═════ Given data

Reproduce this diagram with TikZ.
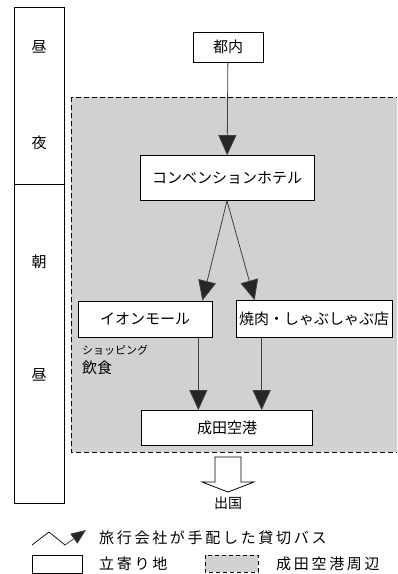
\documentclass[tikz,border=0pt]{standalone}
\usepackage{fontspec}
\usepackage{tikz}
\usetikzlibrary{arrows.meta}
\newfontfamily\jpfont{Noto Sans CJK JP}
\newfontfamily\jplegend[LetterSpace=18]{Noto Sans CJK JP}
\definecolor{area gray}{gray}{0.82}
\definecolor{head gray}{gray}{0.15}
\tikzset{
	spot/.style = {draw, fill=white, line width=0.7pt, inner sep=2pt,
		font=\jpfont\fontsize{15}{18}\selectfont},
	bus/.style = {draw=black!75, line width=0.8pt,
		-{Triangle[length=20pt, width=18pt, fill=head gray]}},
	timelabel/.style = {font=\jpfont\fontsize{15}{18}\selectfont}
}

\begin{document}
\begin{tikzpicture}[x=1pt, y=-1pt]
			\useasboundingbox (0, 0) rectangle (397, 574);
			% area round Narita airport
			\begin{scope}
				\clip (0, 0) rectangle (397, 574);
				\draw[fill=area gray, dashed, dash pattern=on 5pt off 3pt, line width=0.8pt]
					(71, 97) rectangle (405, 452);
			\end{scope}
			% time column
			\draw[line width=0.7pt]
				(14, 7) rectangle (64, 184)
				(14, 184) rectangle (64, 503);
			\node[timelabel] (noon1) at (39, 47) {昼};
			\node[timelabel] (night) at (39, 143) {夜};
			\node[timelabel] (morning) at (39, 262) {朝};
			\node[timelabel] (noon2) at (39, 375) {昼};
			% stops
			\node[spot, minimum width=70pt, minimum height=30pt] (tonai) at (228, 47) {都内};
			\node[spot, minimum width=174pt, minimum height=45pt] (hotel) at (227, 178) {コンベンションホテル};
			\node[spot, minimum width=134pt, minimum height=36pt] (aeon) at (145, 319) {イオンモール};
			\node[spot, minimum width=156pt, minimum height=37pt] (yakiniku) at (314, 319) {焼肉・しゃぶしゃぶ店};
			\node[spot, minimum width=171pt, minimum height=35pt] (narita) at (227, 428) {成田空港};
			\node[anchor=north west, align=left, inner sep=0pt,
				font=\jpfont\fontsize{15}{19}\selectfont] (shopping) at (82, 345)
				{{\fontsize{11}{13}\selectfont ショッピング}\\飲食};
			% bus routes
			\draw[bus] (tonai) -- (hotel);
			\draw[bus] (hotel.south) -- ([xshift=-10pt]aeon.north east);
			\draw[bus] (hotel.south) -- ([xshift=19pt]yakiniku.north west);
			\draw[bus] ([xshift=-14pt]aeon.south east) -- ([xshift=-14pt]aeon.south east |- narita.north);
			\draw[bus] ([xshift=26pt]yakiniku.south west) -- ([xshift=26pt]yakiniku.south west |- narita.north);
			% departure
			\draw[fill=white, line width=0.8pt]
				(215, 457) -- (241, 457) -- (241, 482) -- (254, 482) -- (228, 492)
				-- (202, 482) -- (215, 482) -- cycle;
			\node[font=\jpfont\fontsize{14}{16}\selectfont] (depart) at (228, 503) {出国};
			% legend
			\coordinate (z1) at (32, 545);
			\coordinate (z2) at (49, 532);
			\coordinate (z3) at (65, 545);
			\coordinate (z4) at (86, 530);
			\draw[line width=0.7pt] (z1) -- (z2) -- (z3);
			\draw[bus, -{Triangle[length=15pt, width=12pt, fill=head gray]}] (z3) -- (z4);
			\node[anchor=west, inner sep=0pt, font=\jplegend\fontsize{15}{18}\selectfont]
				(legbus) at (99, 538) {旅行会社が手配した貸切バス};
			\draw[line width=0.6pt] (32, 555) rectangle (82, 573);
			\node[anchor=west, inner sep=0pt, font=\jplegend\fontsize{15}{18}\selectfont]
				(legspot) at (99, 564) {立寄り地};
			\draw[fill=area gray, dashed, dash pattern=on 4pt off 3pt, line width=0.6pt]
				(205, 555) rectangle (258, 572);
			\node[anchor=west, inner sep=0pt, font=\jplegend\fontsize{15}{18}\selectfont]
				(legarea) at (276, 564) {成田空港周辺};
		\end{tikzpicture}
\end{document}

══════════

## Exercise directions
Retype the whole listing, keeping every line identical and omitting all pictures.

## Written solution
Reproduce this diagram with TikZ.
\documentclass[tikz,border=0pt]{standalone}
\usepackage{fontspec}
\usepackage{tikz}
\usetikzlibrary{arrows.meta}
\newfontfamily\jpfont{Noto Sans CJK JP}
\newfontfamily\jplegend[LetterSpace=18]{Noto Sans CJK JP}
\definecolor{area gray}{gray}{0.82}
\definecolor{head gray}{gray}{0.15}
\tikzset{
	spot/.style = {draw, fill=white, line width=0.7pt, inner sep=2pt,
		font=\jpfont\fontsize{15}{18}\selectfont},
	bus/.style = {draw=black!75, line width=0.8pt,
		-{Triangle[length=20pt, width=18pt, fill=head gray]}},
	timelabel/.style = {font=\jpfont\fontsize{15}{18}\selectfont}
}

\begin{document}
\begin{tikzpicture}[x=1pt, y=-1pt]
			\useasboundingbox (0, 0) rectangle (397, 574);
			% area round Narita airport
			\begin{scope}
				\clip (0, 0) rectangle (397, 574);
				\draw[fill=area gray, dashed, dash pattern=on 5pt off 3pt, line width=0.8pt]
					(71, 97) rectangle (405, 452);
			\end{scope}
			% time column
			\draw[line width=0.7pt]
				(14, 7) rectangle (64, 184)
				(14, 184) rectangle (64, 503);
			\node[timelabel] (noon1) at (39, 47) {昼};
			\node[timelabel] (night) at (39, 143) {夜};
			\node[timelabel] (morning) at (39, 262) {朝};
			\node[timelabel] (noon2) at (39, 375) {昼};
			% stops
			\node[spot, minimum width=70pt, minimum height=30pt] (tonai) at (228, 47) {都内};
			\node[spot, minimum width=174pt, minimum height=45pt] (hotel) at (227, 178) {コンベンションホテル};
			\node[spot, minimum width=134pt, minimum height=36pt] (aeon) at (145, 319) {イオンモール};
			\node[spot, minimum width=156pt, minimum height=37pt] (yakiniku) at (314, 319) {焼肉・しゃぶしゃぶ店};
			\node[spot, minimum width=171pt, minimum height=35pt] (narita) at (227, 428) {成田空港};
			\node[anchor=north west, align=left, inner sep=0pt,
				font=\jpfont\fontsize{15}{19}\selectfont] (shopping) at (82, 345)
				{{\fontsize{11}{13}\selectfont ショッピング}\\飲食};
			% bus routes
			\draw[bus] (tonai) -- (hotel);
			\draw[bus] (hotel.south) -- ([xshift=-10pt]aeon.north east);
			\draw[bus] (hotel.south) -- ([xshift=19pt]yakiniku.north west);
			\draw[bus] ([xshift=-14pt]aeon.south east) -- ([xshift=-14pt]aeon.south east |- narita.north);
			\draw[bus] ([xshift=26pt]yakiniku.south west) -- ([xshift=26pt]yakiniku.south west |- narita.north);
			% departure
			\draw[fill=white, line width=0.8pt]
				(215, 457) -- (241, 457) -- (241, 482) -- (254, 482) -- (228, 492)
				-- (202, 482) -- (215, 482) -- cycle;
			\node[font=\jpfont\fontsize{14}{16}\selectfont] (depart) at (228, 503) {出国};
			% legend
			\coordinate (z1) at (32, 545);
			\coordinate (z2) at (49, 532);
			\coordinate (z3) at (65, 545);
			\coordinate (z4) at (86, 530);
			\draw[line width=0.7pt] (z1) -- (z2) -- (z3);
			\draw[bus, -{Triangle[length=15pt, width=12pt, fill=head gray]}] (z3) -- (z4);
			\node[anchor=west, inner sep=0pt, font=\jplegend\fontsize{15}{18}\selectfont]
				(legbus) at (99, 538) {旅行会社が手配した貸切バス};
			\draw[line width=0.6pt] (32, 555) rectangle (82, 573);
			\node[anchor=west, inner sep=0pt, font=\jplegend\fontsize{15}{18}\selectfont]
				(legspot) at (99, 564) {立寄り地};
			\draw[fill=area gray, dashed, dash pattern=on 4pt off 3pt, line width=0.6pt]
				(205, 555) rectangle (258, 572);
			\node[anchor=west, inner sep=0pt, font=\jplegend\fontsize{15}{18}\selectfont]
				(legarea) at (276, 564) {成田空港周辺};
		\end{tikzpicture}
\end{document}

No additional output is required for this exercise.